81% of people want to write a book someday. “Someday” means never. The other 19% are the only ones that ever get anywhere with it, and only a subset of them have written a published book.
Most people nowadays can’t be bothered to pick up a pen and paper to write a letter let alone sit down at a computer for months and years to pound out a slick manuscript. Not to mention the months and years spent editing and polishing the damn turd.
I haven’t even touched on the years and even decades it can take to understand what a great book is, which has far more to do with writing something people want to read than being factual, accurate, or data based. These things help, but we’ve all read boring textbooks, which are supposed to be objectively true. I think it may be unlawful for textbooks to be interesting, though, and the only reason they become best-sellers is because they are mandated by our daytime indoctrination camps for their slaves… I mean school and their students. Not because of clever marketing.
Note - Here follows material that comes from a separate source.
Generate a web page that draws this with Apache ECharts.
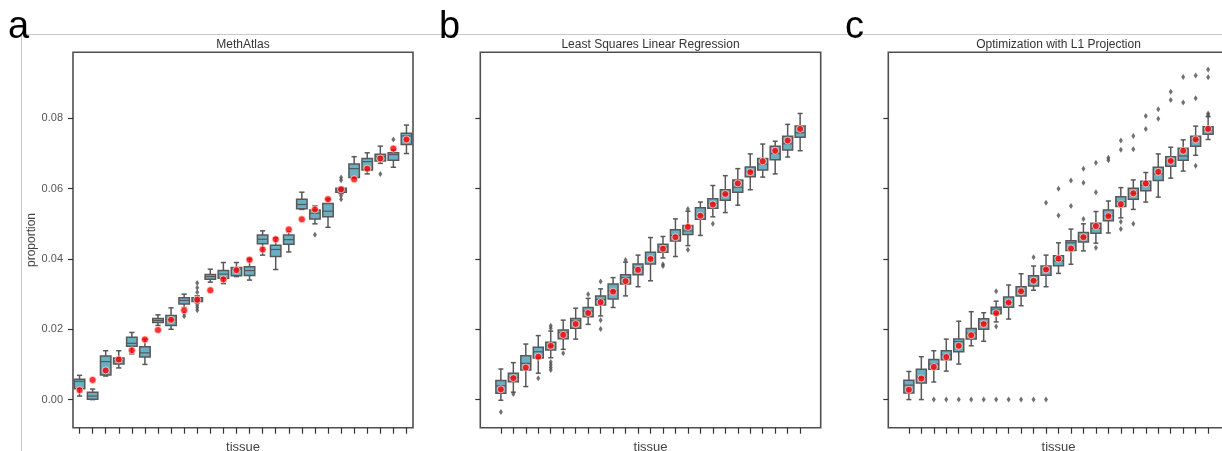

So, how easy is it to write a great book? You tell me.
2. An Engaged Audience
90% of self-published books sell less than 100 copies. Sure, if you’re in some obscure category, and you manage to sell a few dozen books in the first week or two, you may still achieve best-seller status.
But most people simply can’t rub enough of an audience together to read a damn blog post let alone motivate them to go to Amazon (where is that, in Brazil?), deadlift their wallet, delicately and meticulously extract their credit card from a dangerously small crack leading to the pits of hell, muster the final shred of generosity residing in some appendage or appendix or organ… OH MY GOD is this molasses going to take all day?!
Everybody wants to hustle. No one wants to build connections. Everyone wants a follower. No one wants to follow others, especially not some poor, unshaven, unwashed sop banging it out on a keyboard in a dark basement. Think about it.
Mike Winnet proved that indeed, you can sell a book filled with blank pages and still make it to best-seller status. But let’s be fair – Mike has nearly 100,000 YouTube subscribers, he spent a small fortune getting to that point, and he has a following that would gladly give him more than a minute of their time (I find him delightfully entertaining).
Exactly how easy is it to build an engaged audience that gives a crap about your shitty Kindle let alone how your weekend went? It’s easy to say it’s easy after the fact. It’s not.
It’s as Easy as One, Two, Jr. Bacon Cheeseburger
I’m not going to jump to the defense of other self-published best-selling authors and vouch for their work. But what I will say in my own self-interest (not self-defense) is this:
- I am a best-selling author, I wrote seven stupid tomes, and I have legitimately sold hundreds of the darn things. I have proof and I can show it to you. But book royalties won’t make you wealthy. I also have proof.
- I blog daily and expect very little in return. I’m pleasantly surprised when it leads to something.
- I’ve dedicated untold hours to “building a following” with mediocre results to show for it.
- I have thousands of articles, hundreds of podcast episodes and videos, and dozens of songs published. Whatever. No one cares. Stop talking about yourself. Stupid, stupid, stupid! Wait, am I still typing out loud…?
I think what we can conclude from all this is that:
- Growing a social media following is ass. It often ends up being about numbers and not engagement. And even as numbers grow, your engagement can shatter through your roof, pile drive through your bed, and continue to drill into the depths of god’s green earth into oblivion. For no apparent reason.
- It’s like the more stuff we do, the less people care, man. You’ve got to make things people will miss if they are gone. Otherwise, doing more is just doing more.
- There ain’t no school for critics. So, show me your best-sellers, bro.
- I need a hamburger. I should probably stop talking about them.